-- start --

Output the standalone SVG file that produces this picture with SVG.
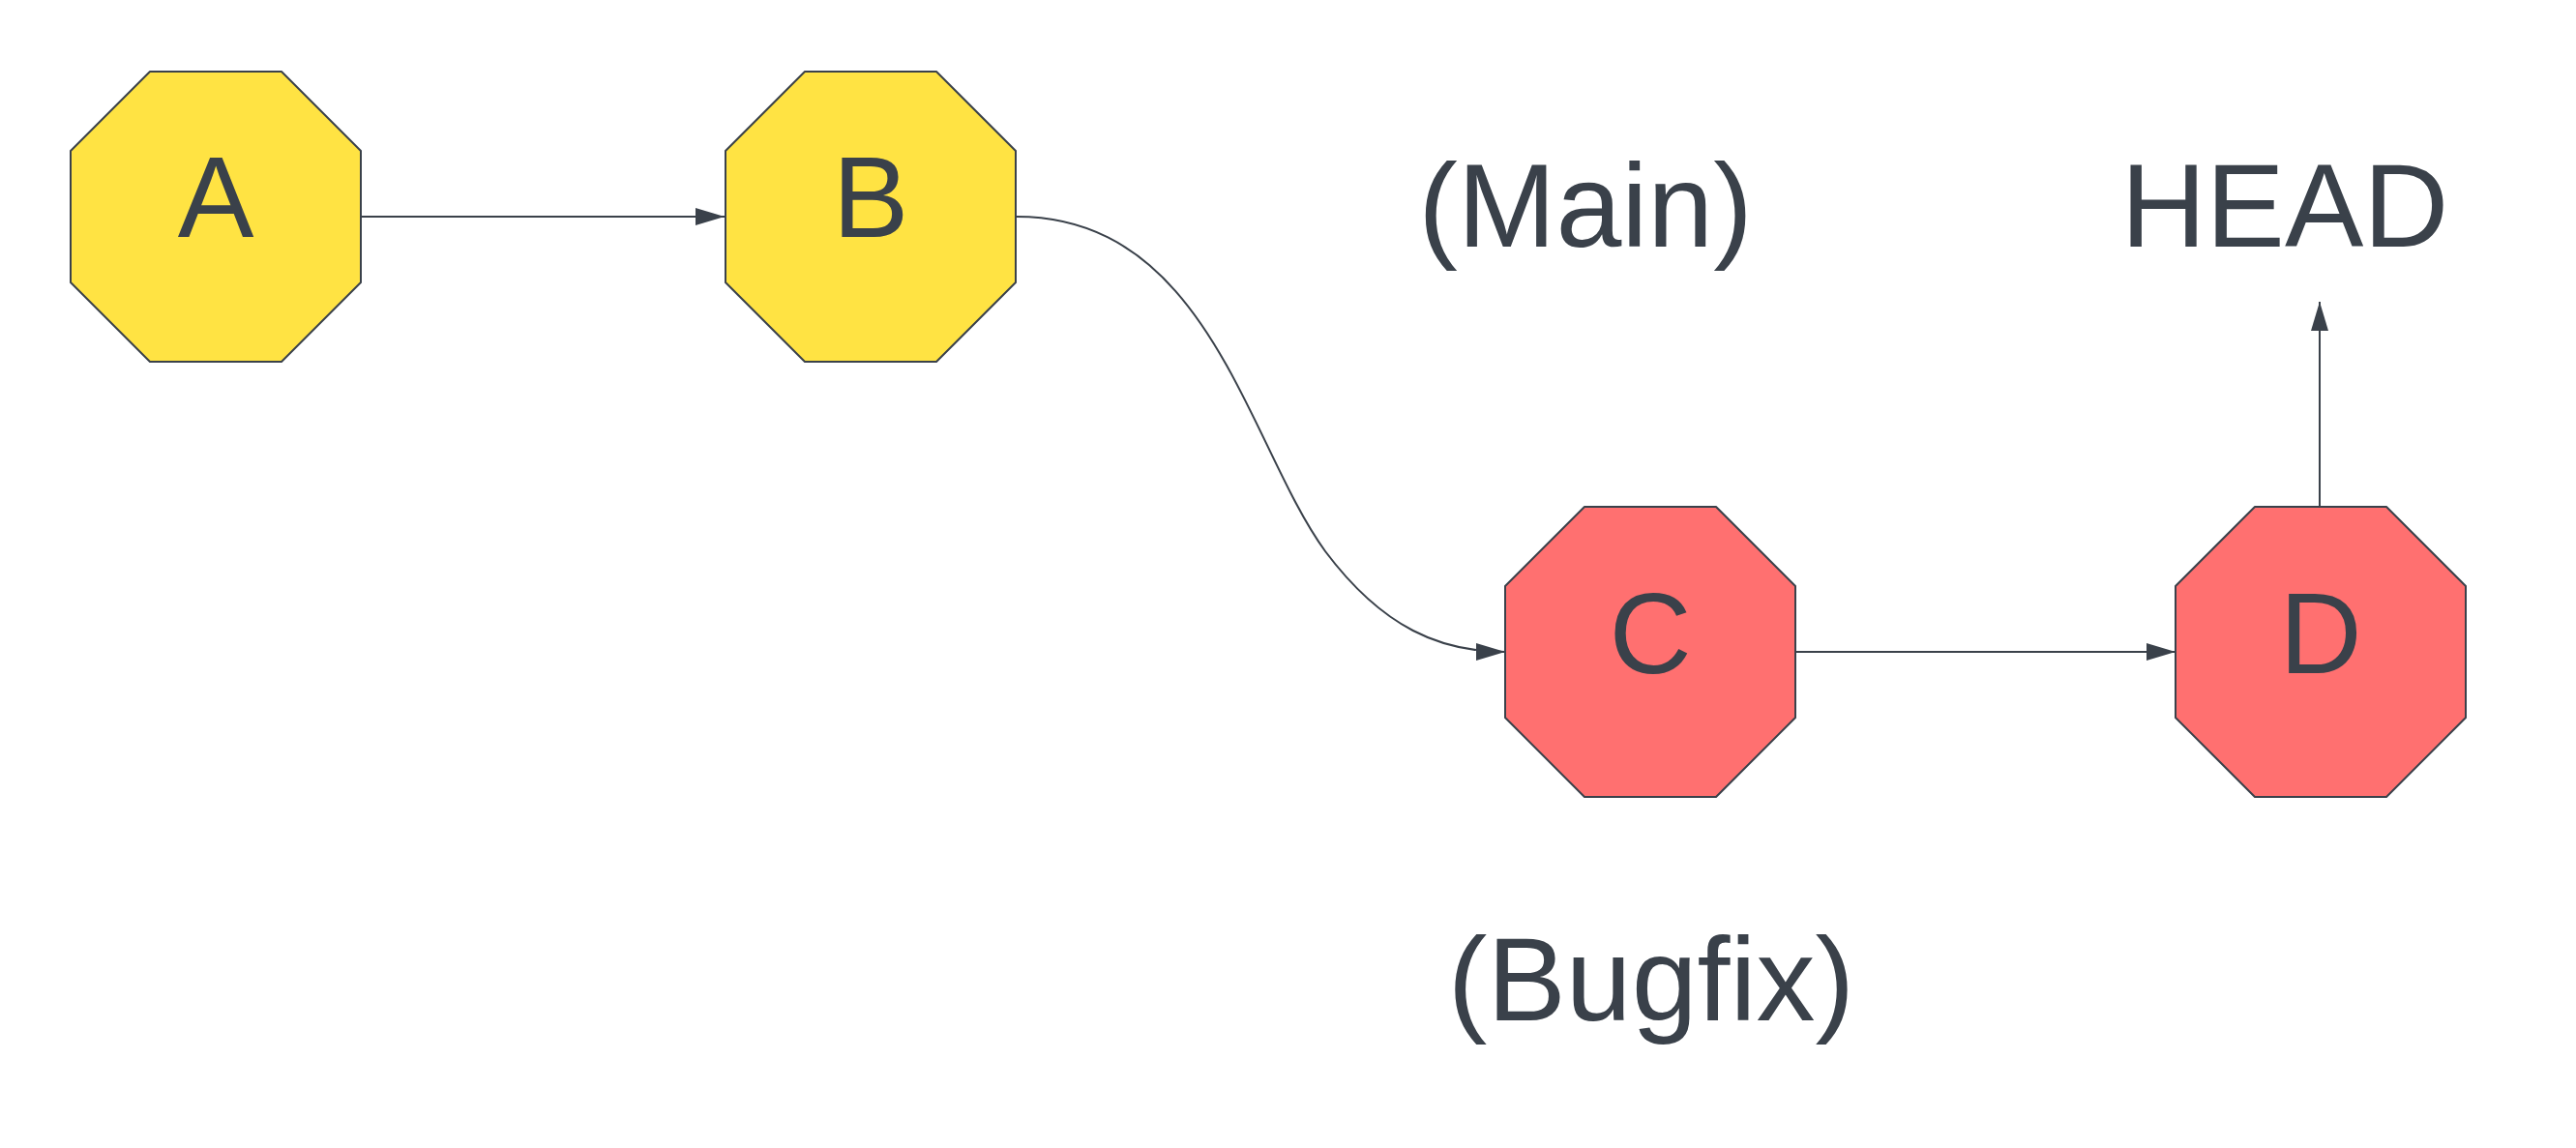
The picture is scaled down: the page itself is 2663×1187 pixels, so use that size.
<svg xmlns="http://www.w3.org/2000/svg" width="2663" height="1187" viewBox="0 0 2663 1187">
<style>
.oct{stroke:#3a414a;stroke-width:2;stroke-linejoin:round}
.y{fill:#ffe343}.r{fill:#ff7070}
text{font-family:"Liberation Sans",Arial,sans-serif;fill:#3a414a;text-anchor:middle}
.n{font-size:118px}.l{font-size:122px}
.c{fill:none;stroke:#3a414a;stroke-width:2}
</style>
<defs>
<marker id="ah" viewBox="0 0 10 10" refX="10" refY="5" markerWidth="30" markerHeight="18" markerUnits="userSpaceOnUse" orient="auto" preserveAspectRatio="none"><path d="M0 0L10 5L0 10z" fill="#3a414a"/></marker>
<path id="o" d="M-68 -150H68L150 -68V68L68 150H-68L-150 68V-68Z"/>
</defs>
<g id="connectors">
<path class="c" d="M374 224H749" marker-end="url(#ah)"/>
<path class="c" d="M1051 224C1250 224 1290 460 1370 570C1430 650 1490 674 1556 674" marker-end="url(#ah)"/>
<path class="c" d="M1856 674H2249" marker-end="url(#ah)"/>
<path class="c" d="M2398 524V312" marker-end="url(#ah)" stroke-width="1.5"/>
</g>
<g id="A"><use href="#o" class="oct y" transform="translate(223,224)"/><text class="n" x="223" y="245">A</text></g>
<g id="B"><use href="#o" class="oct y" transform="translate(900,224)"/><text class="n" x="900" y="245">B</text></g>
<g id="C"><use href="#o" class="oct r" transform="translate(1706,674)"/><text class="n" x="1706" y="696">C</text></g>
<g id="D"><use href="#o" class="oct r" transform="translate(2399,674)"/><text class="n" x="2399" y="696">D</text></g>
<g id="Main"><text class="l" x="1639" y="255">(Main)</text></g>
<g id="HEAD"><text class="l" x="2362" y="255">HEAD</text></g>
<g id="Bugfix"><text class="l" x="1707" y="1055">(Bugfix)</text></g>
</svg>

-- end --

* _The task_
Quote the listing above in full, except for the pictures.

* _Final result_
Output the standalone SVG file that produces this picture with SVG.
The picture is scaled down: the page itself is 2663×1187 pixels, so use that size.
<svg xmlns="http://www.w3.org/2000/svg" width="2663" height="1187" viewBox="0 0 2663 1187">
<style>
.oct{stroke:#3a414a;stroke-width:2;stroke-linejoin:round}
.y{fill:#ffe343}.r{fill:#ff7070}
text{font-family:"Liberation Sans",Arial,sans-serif;fill:#3a414a;text-anchor:middle}
.n{font-size:118px}.l{font-size:122px}
.c{fill:none;stroke:#3a414a;stroke-width:2}
</style>
<defs>
<marker id="ah" viewBox="0 0 10 10" refX="10" refY="5" markerWidth="30" markerHeight="18" markerUnits="userSpaceOnUse" orient="auto" preserveAspectRatio="none"><path d="M0 0L10 5L0 10z" fill="#3a414a"/></marker>
<path id="o" d="M-68 -150H68L150 -68V68L68 150H-68L-150 68V-68Z"/>
</defs>
<g id="connectors">
<path class="c" d="M374 224H749" marker-end="url(#ah)"/>
<path class="c" d="M1051 224C1250 224 1290 460 1370 570C1430 650 1490 674 1556 674" marker-end="url(#ah)"/>
<path class="c" d="M1856 674H2249" marker-end="url(#ah)"/>
<path class="c" d="M2398 524V312" marker-end="url(#ah)" stroke-width="1.5"/>
</g>
<g id="A"><use href="#o" class="oct y" transform="translate(223,224)"/><text class="n" x="223" y="245">A</text></g>
<g id="B"><use href="#o" class="oct y" transform="translate(900,224)"/><text class="n" x="900" y="245">B</text></g>
<g id="C"><use href="#o" class="oct r" transform="translate(1706,674)"/><text class="n" x="1706" y="696">C</text></g>
<g id="D"><use href="#o" class="oct r" transform="translate(2399,674)"/><text class="n" x="2399" y="696">D</text></g>
<g id="Main"><text class="l" x="1639" y="255">(Main)</text></g>
<g id="HEAD"><text class="l" x="2362" y="255">HEAD</text></g>
<g id="Bugfix"><text class="l" x="1707" y="1055">(Bugfix)</text></g>
</svg>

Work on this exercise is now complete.